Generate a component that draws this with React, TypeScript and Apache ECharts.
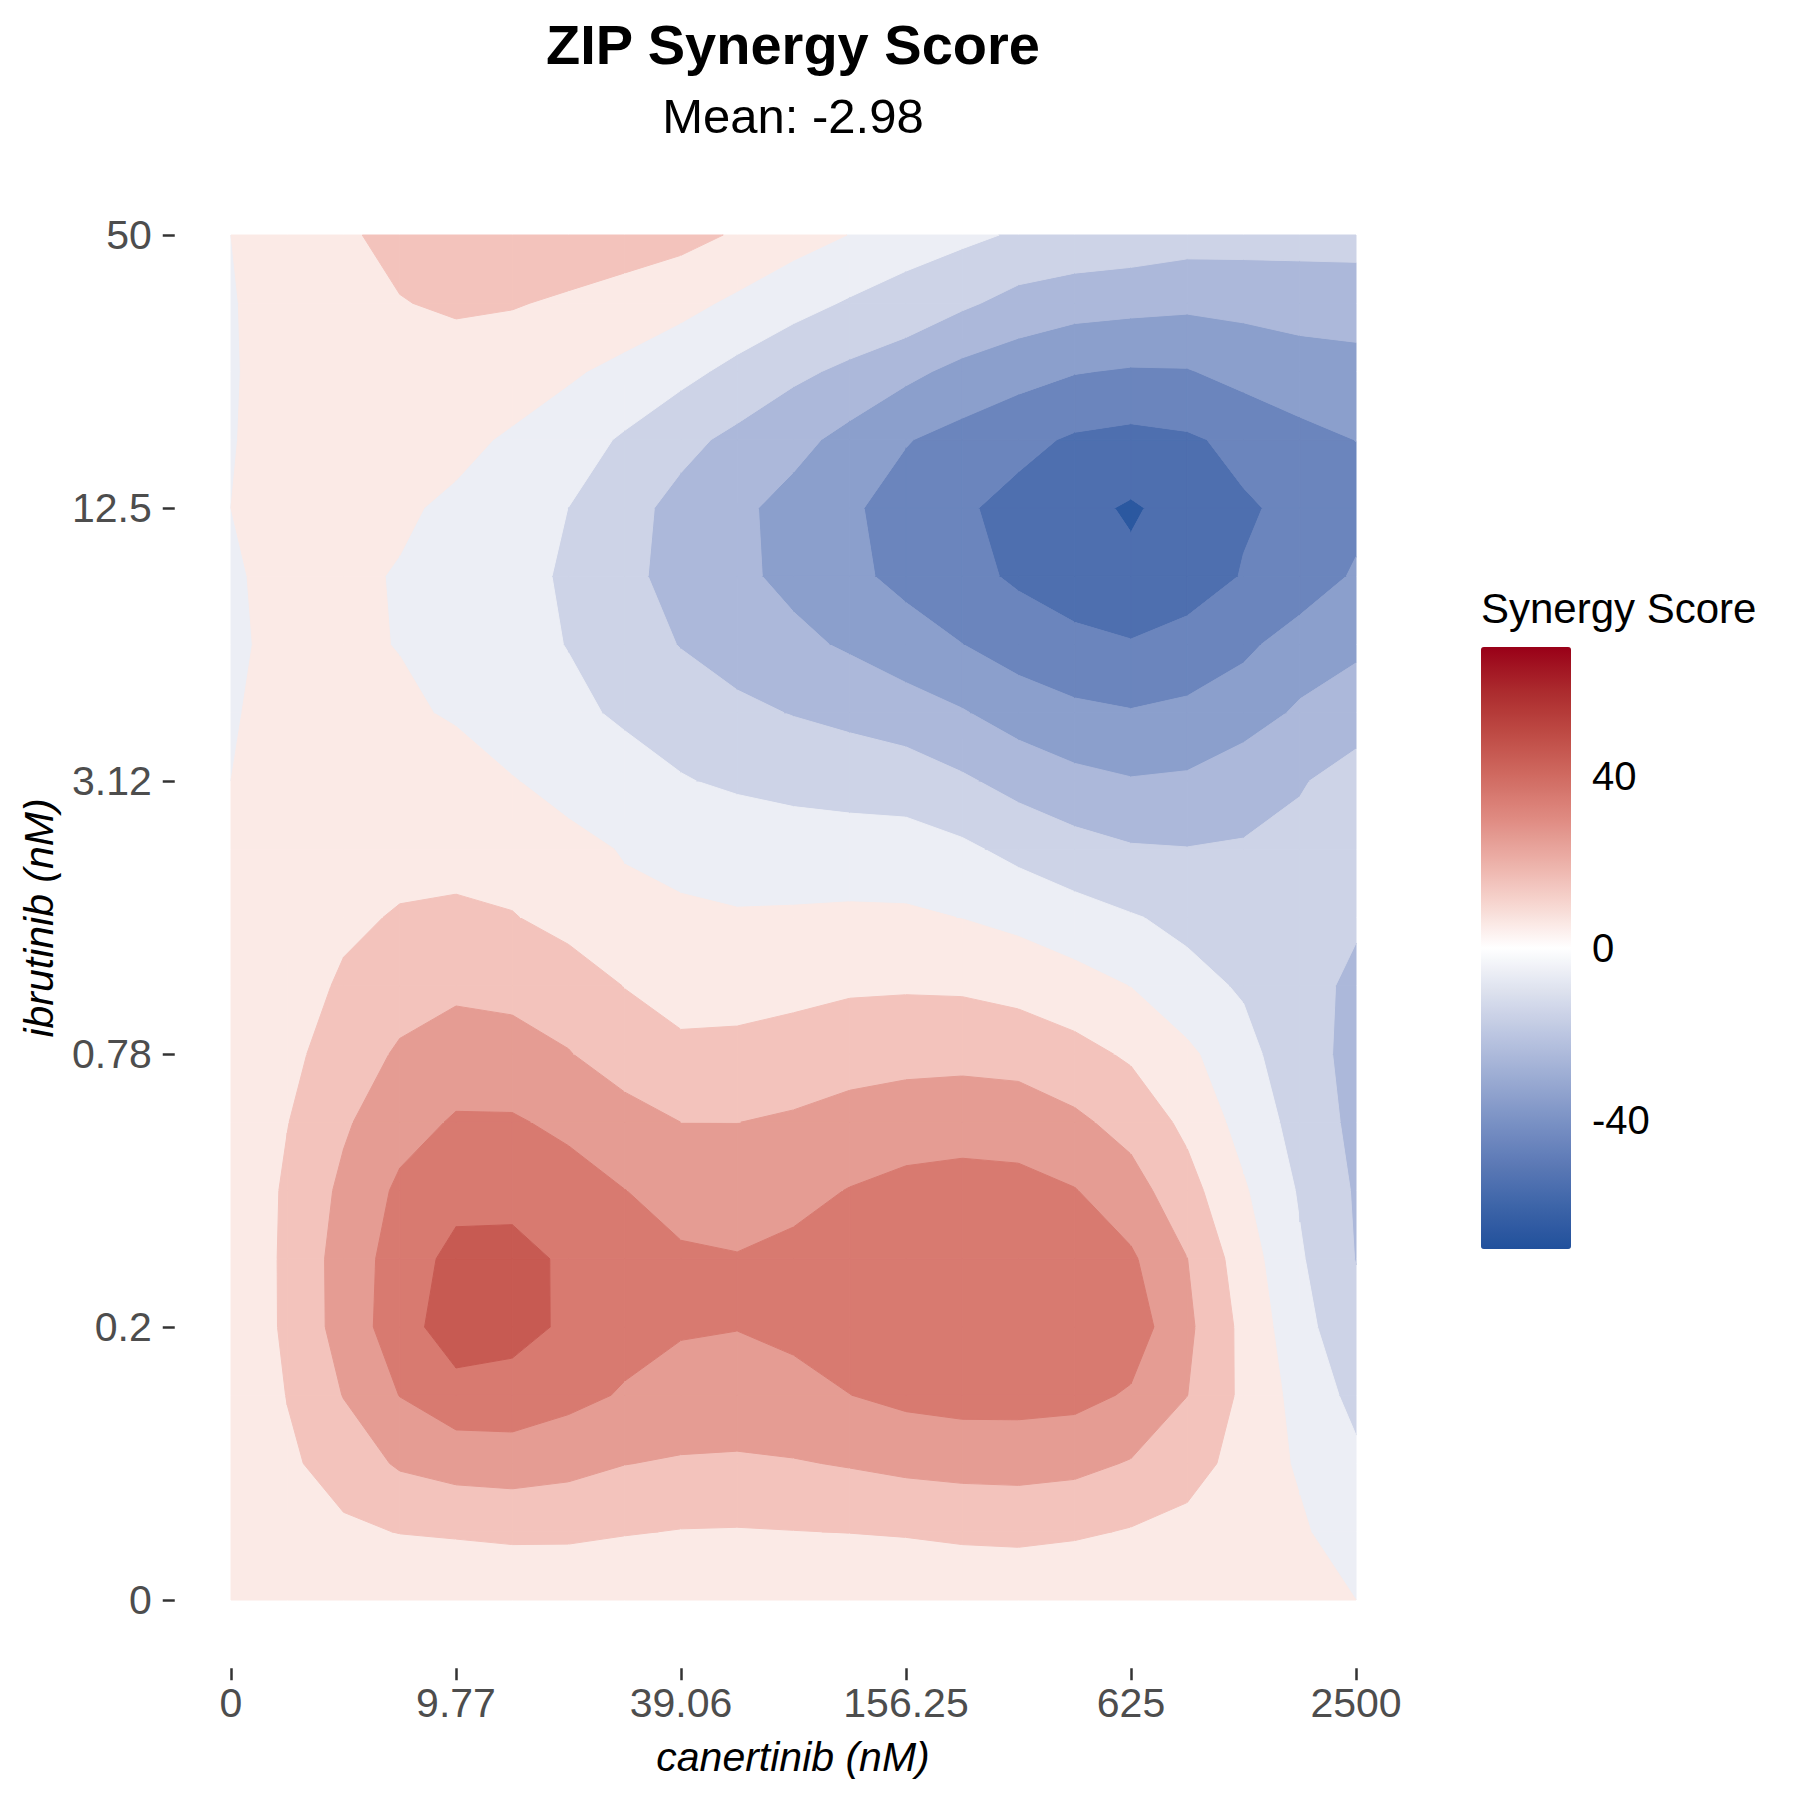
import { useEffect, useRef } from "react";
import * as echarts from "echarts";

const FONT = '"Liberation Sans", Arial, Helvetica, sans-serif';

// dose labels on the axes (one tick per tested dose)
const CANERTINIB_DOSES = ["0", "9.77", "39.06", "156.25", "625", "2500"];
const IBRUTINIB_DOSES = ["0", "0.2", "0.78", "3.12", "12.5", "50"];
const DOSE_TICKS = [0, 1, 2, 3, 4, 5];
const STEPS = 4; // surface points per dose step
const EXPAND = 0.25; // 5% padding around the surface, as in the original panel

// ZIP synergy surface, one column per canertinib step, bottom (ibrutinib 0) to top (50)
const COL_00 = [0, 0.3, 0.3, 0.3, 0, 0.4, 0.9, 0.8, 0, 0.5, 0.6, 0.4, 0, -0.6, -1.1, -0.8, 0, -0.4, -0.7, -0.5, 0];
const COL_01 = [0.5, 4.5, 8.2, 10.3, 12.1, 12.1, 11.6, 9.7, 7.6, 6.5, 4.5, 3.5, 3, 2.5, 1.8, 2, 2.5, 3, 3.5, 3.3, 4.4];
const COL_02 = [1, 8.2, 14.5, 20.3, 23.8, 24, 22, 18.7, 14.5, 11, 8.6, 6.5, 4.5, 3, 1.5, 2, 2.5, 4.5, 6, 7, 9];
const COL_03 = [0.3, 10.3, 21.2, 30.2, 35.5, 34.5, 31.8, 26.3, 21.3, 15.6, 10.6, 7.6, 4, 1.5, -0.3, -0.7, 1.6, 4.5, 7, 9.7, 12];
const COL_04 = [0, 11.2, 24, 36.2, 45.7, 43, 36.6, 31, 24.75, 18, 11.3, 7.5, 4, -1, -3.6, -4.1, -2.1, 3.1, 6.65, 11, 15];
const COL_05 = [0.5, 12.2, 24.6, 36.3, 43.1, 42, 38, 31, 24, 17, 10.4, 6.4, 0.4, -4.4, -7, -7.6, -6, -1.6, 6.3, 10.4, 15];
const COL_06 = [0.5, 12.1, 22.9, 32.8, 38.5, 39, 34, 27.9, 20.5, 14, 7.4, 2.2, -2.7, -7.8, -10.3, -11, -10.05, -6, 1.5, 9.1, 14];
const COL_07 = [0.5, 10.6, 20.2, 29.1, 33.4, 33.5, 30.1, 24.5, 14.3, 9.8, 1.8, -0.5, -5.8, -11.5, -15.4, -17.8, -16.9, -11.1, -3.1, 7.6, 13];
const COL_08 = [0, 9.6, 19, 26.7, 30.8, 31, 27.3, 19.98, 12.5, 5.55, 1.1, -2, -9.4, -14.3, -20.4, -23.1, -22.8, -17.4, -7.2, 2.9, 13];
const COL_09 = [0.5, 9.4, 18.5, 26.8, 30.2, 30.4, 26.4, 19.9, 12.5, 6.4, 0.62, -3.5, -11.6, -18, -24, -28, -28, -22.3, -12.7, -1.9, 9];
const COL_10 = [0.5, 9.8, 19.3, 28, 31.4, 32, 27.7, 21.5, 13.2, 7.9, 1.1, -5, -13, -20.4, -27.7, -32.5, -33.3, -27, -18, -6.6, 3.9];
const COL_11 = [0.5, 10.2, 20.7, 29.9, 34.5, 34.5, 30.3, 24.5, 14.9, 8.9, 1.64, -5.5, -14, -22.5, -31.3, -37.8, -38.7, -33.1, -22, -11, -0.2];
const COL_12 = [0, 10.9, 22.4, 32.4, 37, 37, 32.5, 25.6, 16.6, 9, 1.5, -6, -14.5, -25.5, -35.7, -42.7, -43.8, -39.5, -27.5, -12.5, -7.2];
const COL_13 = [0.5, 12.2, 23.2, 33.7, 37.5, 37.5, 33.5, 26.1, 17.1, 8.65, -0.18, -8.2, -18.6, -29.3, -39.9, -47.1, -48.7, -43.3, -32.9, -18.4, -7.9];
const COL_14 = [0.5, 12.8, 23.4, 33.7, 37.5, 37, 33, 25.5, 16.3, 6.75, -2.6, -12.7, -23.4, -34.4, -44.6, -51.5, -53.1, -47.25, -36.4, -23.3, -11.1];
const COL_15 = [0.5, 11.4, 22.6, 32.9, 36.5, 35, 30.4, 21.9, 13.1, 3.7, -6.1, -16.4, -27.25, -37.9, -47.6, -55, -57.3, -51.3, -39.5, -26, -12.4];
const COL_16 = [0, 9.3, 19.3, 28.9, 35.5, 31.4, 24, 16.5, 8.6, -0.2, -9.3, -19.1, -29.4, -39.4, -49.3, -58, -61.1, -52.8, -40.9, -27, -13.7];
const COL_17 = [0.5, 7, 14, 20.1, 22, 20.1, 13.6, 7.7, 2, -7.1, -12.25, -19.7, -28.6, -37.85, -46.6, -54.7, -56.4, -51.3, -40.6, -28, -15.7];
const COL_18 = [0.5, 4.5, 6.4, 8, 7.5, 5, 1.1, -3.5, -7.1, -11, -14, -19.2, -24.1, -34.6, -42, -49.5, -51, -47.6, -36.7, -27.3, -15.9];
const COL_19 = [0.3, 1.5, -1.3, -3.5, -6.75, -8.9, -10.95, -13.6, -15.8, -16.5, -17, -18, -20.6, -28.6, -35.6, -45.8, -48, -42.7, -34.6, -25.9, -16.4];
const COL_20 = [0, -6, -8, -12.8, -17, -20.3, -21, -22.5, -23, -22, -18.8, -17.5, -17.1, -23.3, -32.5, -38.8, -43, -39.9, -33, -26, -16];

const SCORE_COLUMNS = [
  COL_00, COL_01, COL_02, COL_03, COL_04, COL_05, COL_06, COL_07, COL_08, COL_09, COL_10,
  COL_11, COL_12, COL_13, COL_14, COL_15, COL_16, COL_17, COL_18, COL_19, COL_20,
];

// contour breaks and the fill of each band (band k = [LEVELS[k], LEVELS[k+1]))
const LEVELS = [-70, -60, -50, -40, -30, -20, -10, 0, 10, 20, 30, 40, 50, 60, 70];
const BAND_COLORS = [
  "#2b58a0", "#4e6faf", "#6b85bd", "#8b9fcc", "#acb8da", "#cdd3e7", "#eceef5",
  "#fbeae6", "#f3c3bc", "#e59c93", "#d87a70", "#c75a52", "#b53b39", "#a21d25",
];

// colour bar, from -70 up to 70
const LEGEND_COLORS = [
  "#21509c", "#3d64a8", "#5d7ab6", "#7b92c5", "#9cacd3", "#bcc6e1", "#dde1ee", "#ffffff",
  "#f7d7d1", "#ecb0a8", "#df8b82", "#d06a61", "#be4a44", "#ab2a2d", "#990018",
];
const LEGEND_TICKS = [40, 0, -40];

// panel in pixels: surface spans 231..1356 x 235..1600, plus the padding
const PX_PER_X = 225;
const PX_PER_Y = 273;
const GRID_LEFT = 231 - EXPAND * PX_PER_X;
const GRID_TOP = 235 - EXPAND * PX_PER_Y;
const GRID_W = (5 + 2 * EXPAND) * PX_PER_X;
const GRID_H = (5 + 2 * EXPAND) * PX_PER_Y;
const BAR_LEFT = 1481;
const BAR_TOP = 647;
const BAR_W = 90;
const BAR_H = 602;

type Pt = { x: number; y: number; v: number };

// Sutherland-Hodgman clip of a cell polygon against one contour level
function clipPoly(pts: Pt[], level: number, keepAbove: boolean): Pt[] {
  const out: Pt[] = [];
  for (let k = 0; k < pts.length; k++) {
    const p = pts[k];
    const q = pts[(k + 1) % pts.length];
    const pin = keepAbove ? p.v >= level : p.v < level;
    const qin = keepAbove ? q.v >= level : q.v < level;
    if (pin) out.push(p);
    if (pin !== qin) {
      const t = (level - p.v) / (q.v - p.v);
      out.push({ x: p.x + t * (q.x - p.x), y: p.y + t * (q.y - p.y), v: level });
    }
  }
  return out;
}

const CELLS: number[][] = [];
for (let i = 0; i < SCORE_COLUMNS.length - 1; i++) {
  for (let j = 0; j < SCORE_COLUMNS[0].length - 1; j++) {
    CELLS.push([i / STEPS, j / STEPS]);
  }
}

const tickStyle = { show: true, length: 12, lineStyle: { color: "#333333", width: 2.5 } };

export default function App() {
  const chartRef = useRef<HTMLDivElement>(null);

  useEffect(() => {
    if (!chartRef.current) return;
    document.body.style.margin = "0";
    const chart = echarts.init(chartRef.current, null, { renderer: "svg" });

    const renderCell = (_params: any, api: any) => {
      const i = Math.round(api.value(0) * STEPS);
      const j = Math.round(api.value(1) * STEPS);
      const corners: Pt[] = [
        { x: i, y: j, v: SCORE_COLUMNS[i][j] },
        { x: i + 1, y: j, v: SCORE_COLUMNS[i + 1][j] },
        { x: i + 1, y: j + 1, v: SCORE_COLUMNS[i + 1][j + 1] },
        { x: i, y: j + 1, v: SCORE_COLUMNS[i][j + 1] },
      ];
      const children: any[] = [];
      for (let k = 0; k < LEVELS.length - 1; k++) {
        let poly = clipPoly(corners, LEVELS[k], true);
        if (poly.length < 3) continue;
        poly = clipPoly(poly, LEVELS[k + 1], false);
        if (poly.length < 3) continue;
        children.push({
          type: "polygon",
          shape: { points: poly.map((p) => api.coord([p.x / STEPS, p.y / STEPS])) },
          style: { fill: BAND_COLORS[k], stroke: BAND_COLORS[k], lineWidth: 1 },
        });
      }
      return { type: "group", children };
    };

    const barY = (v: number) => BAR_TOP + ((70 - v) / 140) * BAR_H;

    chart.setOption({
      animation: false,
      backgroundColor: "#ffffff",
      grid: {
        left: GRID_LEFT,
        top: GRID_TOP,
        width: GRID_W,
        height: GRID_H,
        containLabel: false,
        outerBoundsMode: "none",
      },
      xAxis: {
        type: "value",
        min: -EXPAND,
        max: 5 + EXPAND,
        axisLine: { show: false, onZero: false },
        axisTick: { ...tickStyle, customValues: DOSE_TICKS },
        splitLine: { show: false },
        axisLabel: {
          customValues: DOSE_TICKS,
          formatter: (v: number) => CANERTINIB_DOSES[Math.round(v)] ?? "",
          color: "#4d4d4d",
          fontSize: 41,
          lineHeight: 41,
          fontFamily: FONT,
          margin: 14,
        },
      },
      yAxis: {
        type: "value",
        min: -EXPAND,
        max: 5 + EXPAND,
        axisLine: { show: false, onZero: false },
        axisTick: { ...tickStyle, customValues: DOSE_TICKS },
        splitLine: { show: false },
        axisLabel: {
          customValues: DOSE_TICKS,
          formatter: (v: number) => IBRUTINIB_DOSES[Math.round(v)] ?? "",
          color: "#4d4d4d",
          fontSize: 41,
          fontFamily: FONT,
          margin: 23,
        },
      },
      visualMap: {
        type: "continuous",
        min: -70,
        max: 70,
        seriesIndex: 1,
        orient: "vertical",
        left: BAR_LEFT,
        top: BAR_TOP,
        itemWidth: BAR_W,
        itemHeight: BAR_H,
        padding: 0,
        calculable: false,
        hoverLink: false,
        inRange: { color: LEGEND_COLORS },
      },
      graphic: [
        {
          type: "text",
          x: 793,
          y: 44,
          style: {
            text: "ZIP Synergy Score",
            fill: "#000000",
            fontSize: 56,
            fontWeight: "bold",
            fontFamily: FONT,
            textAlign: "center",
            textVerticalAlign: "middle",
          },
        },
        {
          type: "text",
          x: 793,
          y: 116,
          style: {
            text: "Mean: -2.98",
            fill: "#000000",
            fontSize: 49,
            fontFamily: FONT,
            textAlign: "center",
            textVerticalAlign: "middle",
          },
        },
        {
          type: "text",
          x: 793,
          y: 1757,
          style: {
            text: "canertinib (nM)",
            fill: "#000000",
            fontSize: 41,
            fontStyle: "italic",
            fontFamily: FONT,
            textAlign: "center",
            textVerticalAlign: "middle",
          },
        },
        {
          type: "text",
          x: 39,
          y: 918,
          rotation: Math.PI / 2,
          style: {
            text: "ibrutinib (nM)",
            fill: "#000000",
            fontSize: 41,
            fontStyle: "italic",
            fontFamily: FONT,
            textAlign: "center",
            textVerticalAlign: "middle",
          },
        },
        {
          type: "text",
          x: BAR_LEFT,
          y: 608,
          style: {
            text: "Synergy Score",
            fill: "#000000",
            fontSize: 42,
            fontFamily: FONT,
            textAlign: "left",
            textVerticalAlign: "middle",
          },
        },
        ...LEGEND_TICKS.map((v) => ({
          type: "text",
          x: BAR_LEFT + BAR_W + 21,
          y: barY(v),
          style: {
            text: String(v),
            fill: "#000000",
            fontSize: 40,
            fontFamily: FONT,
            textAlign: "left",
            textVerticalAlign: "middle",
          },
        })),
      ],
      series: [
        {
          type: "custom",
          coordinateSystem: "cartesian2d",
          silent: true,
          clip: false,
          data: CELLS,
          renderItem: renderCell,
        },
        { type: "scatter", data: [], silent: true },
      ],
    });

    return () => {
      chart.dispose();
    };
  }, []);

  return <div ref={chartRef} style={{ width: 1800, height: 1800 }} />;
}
---
Set problem: Everything from the top line of the data down to and including the line with "Arial, Helvetica, sans-serif';" is to be copied, except the pictures.

Solution for this task:
Generate a component that draws this with React, TypeScript and Apache ECharts.
import { useEffect, useRef } from "react";
import * as echarts from "echarts";

const FONT = '"Liberation Sans", Arial, Helvetica, sans-serif';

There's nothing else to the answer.